To do: Return all entries precisely as they stand, without the images.

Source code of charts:

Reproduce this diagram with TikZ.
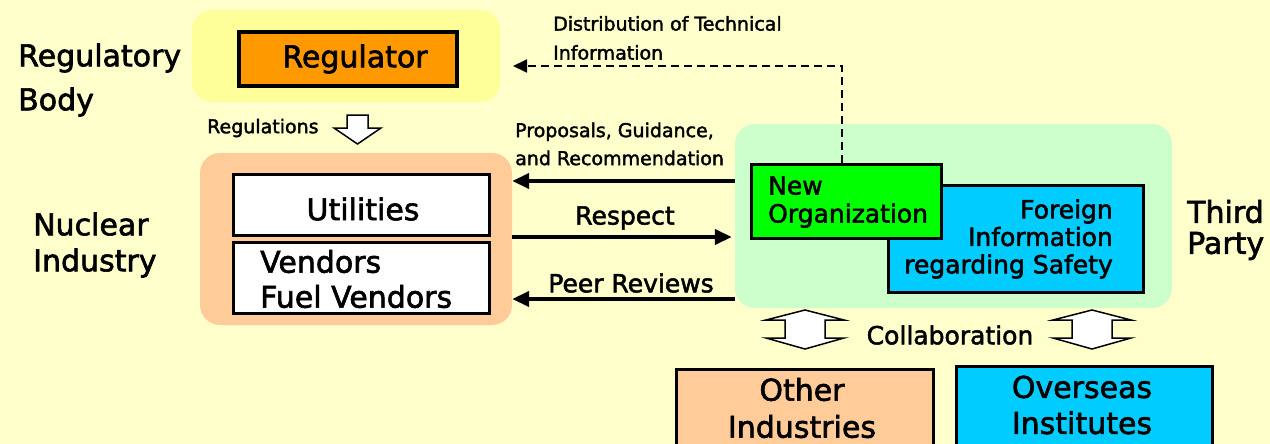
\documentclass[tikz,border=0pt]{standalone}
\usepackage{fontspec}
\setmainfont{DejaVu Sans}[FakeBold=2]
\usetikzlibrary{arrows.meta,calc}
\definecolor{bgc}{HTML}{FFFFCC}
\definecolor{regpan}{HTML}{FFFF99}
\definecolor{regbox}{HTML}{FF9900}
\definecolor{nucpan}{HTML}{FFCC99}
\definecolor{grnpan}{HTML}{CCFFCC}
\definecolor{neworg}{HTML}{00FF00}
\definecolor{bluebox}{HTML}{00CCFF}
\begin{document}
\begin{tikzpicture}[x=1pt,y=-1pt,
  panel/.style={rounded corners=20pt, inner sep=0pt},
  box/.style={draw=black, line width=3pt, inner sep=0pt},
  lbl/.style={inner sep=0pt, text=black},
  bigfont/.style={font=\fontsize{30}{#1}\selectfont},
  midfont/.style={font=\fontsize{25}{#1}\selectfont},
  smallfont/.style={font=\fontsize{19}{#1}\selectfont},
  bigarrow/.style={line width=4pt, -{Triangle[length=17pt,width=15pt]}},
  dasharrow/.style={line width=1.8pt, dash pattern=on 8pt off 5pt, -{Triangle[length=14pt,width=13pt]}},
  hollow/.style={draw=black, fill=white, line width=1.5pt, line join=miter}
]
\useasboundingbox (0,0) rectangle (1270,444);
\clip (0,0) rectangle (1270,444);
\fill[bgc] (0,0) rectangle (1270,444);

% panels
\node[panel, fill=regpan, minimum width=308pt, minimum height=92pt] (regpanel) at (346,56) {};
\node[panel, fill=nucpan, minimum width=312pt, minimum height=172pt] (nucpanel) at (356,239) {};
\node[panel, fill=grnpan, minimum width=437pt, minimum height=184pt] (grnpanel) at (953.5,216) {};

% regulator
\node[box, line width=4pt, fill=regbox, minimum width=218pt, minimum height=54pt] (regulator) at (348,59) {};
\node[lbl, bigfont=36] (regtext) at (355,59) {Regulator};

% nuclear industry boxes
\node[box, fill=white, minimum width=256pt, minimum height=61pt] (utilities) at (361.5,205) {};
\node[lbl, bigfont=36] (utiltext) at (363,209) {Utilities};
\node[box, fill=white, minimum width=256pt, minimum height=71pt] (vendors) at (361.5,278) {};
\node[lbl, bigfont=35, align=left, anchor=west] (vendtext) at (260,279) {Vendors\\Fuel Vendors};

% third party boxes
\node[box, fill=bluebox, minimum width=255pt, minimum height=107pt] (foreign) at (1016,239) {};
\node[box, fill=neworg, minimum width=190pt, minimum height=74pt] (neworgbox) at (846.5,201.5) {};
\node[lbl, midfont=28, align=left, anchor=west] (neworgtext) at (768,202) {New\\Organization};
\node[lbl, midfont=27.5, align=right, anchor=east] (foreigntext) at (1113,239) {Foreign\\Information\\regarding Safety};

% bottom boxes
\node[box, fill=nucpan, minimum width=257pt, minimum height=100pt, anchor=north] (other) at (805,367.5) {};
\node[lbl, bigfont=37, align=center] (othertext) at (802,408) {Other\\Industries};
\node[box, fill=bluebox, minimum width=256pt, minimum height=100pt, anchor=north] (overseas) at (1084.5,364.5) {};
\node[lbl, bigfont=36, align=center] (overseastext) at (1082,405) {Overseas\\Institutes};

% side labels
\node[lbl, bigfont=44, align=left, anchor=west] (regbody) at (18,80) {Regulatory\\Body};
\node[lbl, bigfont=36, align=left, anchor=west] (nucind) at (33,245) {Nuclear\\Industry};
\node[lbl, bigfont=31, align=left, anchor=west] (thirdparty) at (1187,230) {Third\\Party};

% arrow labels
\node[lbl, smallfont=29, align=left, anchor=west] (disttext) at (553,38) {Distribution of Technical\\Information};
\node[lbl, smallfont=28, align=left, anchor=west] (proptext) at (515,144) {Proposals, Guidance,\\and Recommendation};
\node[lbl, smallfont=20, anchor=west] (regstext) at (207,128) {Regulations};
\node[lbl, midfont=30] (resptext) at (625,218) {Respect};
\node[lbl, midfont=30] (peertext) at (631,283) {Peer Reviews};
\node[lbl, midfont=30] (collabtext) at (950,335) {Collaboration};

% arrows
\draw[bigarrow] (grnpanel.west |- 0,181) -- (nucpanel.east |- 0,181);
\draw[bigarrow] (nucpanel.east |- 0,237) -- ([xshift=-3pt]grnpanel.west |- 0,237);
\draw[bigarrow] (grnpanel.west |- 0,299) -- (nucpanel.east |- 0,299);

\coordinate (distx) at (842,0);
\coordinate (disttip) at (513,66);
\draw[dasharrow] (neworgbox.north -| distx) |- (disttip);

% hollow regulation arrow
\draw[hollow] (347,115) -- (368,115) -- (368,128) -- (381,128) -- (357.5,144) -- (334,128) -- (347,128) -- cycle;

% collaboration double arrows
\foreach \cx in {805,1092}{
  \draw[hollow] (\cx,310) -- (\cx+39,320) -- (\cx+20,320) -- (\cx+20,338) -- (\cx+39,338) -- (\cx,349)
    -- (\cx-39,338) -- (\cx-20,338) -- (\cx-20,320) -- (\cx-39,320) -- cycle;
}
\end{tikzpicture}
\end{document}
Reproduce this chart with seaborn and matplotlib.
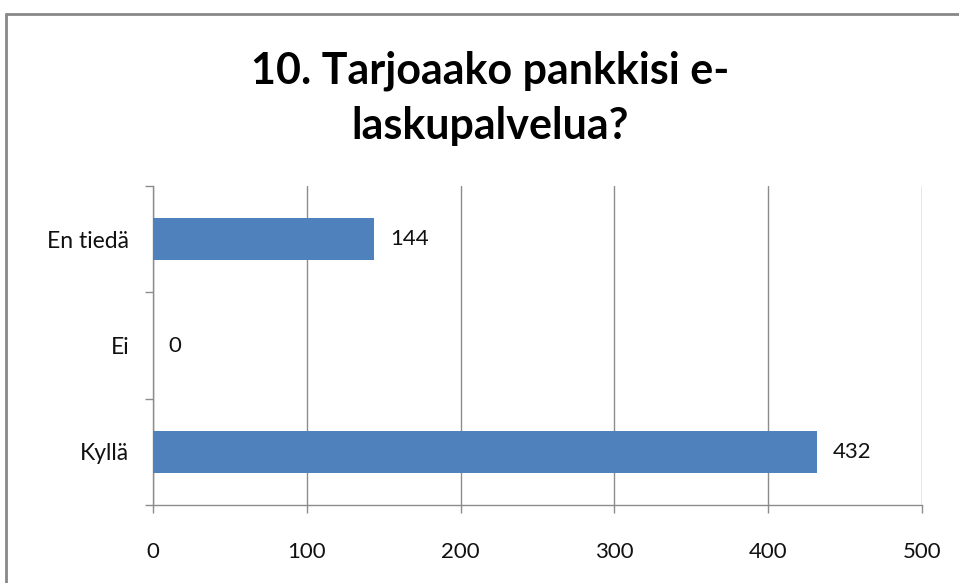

Finished answer:
Reproduce this diagram with TikZ.
\documentclass[tikz,border=0pt]{standalone}
\usepackage{fontspec}
\setmainfont{DejaVu Sans}[FakeBold=2]
\usetikzlibrary{arrows.meta,calc}
\definecolor{bgc}{HTML}{FFFFCC}
\definecolor{regpan}{HTML}{FFFF99}
\definecolor{regbox}{HTML}{FF9900}
\definecolor{nucpan}{HTML}{FFCC99}
\definecolor{grnpan}{HTML}{CCFFCC}
\definecolor{neworg}{HTML}{00FF00}
\definecolor{bluebox}{HTML}{00CCFF}
\begin{document}
\begin{tikzpicture}[x=1pt,y=-1pt,
  panel/.style={rounded corners=20pt, inner sep=0pt},
  box/.style={draw=black, line width=3pt, inner sep=0pt},
  lbl/.style={inner sep=0pt, text=black},
  bigfont/.style={font=\fontsize{30}{#1}\selectfont},
  midfont/.style={font=\fontsize{25}{#1}\selectfont},
  smallfont/.style={font=\fontsize{19}{#1}\selectfont},
  bigarrow/.style={line width=4pt, -{Triangle[length=17pt,width=15pt]}},
  dasharrow/.style={line width=1.8pt, dash pattern=on 8pt off 5pt, -{Triangle[length=14pt,width=13pt]}},
  hollow/.style={draw=black, fill=white, line width=1.5pt, line join=miter}
]
\useasboundingbox (0,0) rectangle (1270,444);
\clip (0,0) rectangle (1270,444);
\fill[bgc] (0,0) rectangle (1270,444);

% panels
\node[panel, fill=regpan, minimum width=308pt, minimum height=92pt] (regpanel) at (346,56) {};
\node[panel, fill=nucpan, minimum width=312pt, minimum height=172pt] (nucpanel) at (356,239) {};
\node[panel, fill=grnpan, minimum width=437pt, minimum height=184pt] (grnpanel) at (953.5,216) {};

% regulator
\node[box, line width=4pt, fill=regbox, minimum width=218pt, minimum height=54pt] (regulator) at (348,59) {};
\node[lbl, bigfont=36] (regtext) at (355,59) {Regulator};

% nuclear industry boxes
\node[box, fill=white, minimum width=256pt, minimum height=61pt] (utilities) at (361.5,205) {};
\node[lbl, bigfont=36] (utiltext) at (363,209) {Utilities};
\node[box, fill=white, minimum width=256pt, minimum height=71pt] (vendors) at (361.5,278) {};
\node[lbl, bigfont=35, align=left, anchor=west] (vendtext) at (260,279) {Vendors\\Fuel Vendors};

% third party boxes
\node[box, fill=bluebox, minimum width=255pt, minimum height=107pt] (foreign) at (1016,239) {};
\node[box, fill=neworg, minimum width=190pt, minimum height=74pt] (neworgbox) at (846.5,201.5) {};
\node[lbl, midfont=28, align=left, anchor=west] (neworgtext) at (768,202) {New\\Organization};
\node[lbl, midfont=27.5, align=right, anchor=east] (foreigntext) at (1113,239) {Foreign\\Information\\regarding Safety};

% bottom boxes
\node[box, fill=nucpan, minimum width=257pt, minimum height=100pt, anchor=north] (other) at (805,367.5) {};
\node[lbl, bigfont=37, align=center] (othertext) at (802,408) {Other\\Industries};
\node[box, fill=bluebox, minimum width=256pt, minimum height=100pt, anchor=north] (overseas) at (1084.5,364.5) {};
\node[lbl, bigfont=36, align=center] (overseastext) at (1082,405) {Overseas\\Institutes};

% side labels
\node[lbl, bigfont=44, align=left, anchor=west] (regbody) at (18,80) {Regulatory\\Body};
\node[lbl, bigfont=36, align=left, anchor=west] (nucind) at (33,245) {Nuclear\\Industry};
\node[lbl, bigfont=31, align=left, anchor=west] (thirdparty) at (1187,230) {Third\\Party};

% arrow labels
\node[lbl, smallfont=29, align=left, anchor=west] (disttext) at (553,38) {Distribution of Technical\\Information};
\node[lbl, smallfont=28, align=left, anchor=west] (proptext) at (515,144) {Proposals, Guidance,\\and Recommendation};
\node[lbl, smallfont=20, anchor=west] (regstext) at (207,128) {Regulations};
\node[lbl, midfont=30] (resptext) at (625,218) {Respect};
\node[lbl, midfont=30] (peertext) at (631,283) {Peer Reviews};
\node[lbl, midfont=30] (collabtext) at (950,335) {Collaboration};

% arrows
\draw[bigarrow] (grnpanel.west |- 0,181) -- (nucpanel.east |- 0,181);
\draw[bigarrow] (nucpanel.east |- 0,237) -- ([xshift=-3pt]grnpanel.west |- 0,237);
\draw[bigarrow] (grnpanel.west |- 0,299) -- (nucpanel.east |- 0,299);

\coordinate (distx) at (842,0);
\coordinate (disttip) at (513,66);
\draw[dasharrow] (neworgbox.north -| distx) |- (disttip);

% hollow regulation arrow
\draw[hollow] (347,115) -- (368,115) -- (368,128) -- (381,128) -- (357.5,144) -- (334,128) -- (347,128) -- cycle;

% collaboration double arrows
\foreach \cx in {805,1092}{
  \draw[hollow] (\cx,310) -- (\cx+39,320) -- (\cx+20,320) -- (\cx+20,338) -- (\cx+39,338) -- (\cx,349)
    -- (\cx-39,338) -- (\cx-20,338) -- (\cx-20,320) -- (\cx-39,320) -- cycle;
}
\end{tikzpicture}
\end{document}
Reproduce this chart with seaborn and matplotlib.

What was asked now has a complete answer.